I know some forum members prefer using vinegar and hot water, but sometimes I switch it up and soak in a little bit of all purpose cleaner. I rinse it really well, but this is only once a month or so I use the cleaner.


----------



## Tara151 (Jan 9, 2012)

I use a combination of half water, half vinegar. I bought a spray bottle at the dollar store that has markings on the sides so know you its a 1:1 mix. I use unscented dish soap for cleaning the things in the cage (ie. bowls, toys, etc)


----------



## GoodandPlenty (Feb 4, 2012)

I use soap and water for all of Sophie's stuff: house, tunnel, wheel, dishes . . .

That would probably be fine for the cage too, but I've settled on using two spray bottles for the cage. One has a 50/50 vinegar water mix to clean and sanitize. The other is straight water for rinsing. Then I dry with paper towels. Then I let it air dry until it is time to put her back in the cage.

I was told that the USDA requires breeders to use a bleach solution for cleaning (?), that it is the most effective product against bacteria, definitely superior to vinegar (?). I believe (don't trust my word on this) that the correct ratio is 1:100 - Well, I don't really want to work out the measurements for as little as is needed week by week, and the vinegar mix seems to be what non-breeders use, so that's what I'm doing.

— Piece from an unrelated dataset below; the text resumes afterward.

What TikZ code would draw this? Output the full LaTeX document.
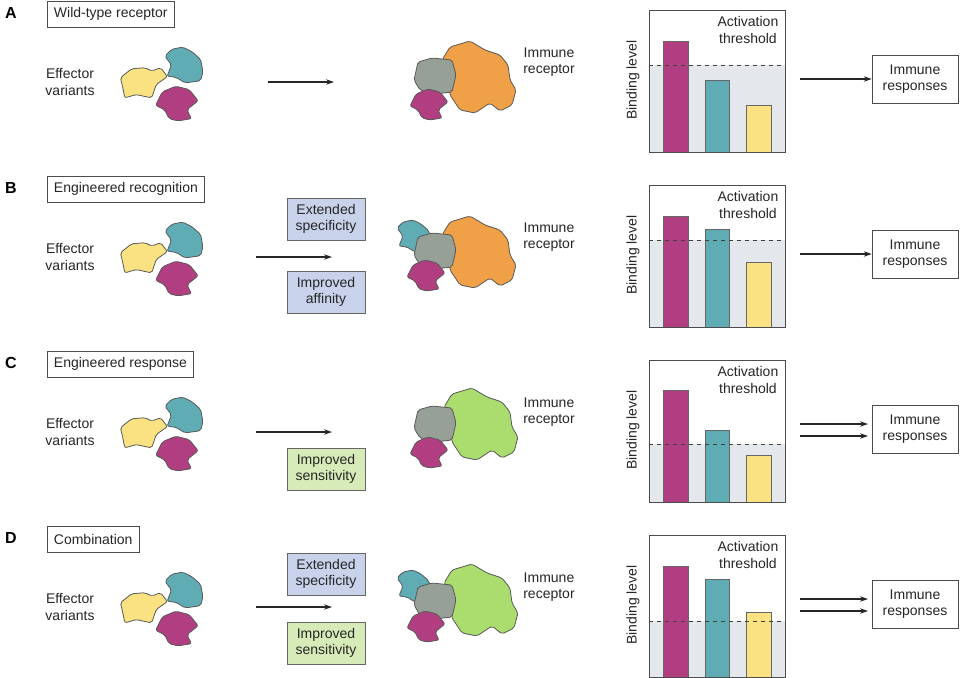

I am using fleece liners. Truth be told, cleaning the Coroplast at all seems like overkill, though I won't stop doing it, because it probably ought be regularly sanitized and it only takes a few minutes..


----------



## Christemo (Oct 5, 2011)

I use the Method Unscented all purpose cleaner for the cage, and Dove for the wheel.


----------



## jilljillgig (Mar 20, 2012)

Thanks guys,,I appreciate the feedback.


----------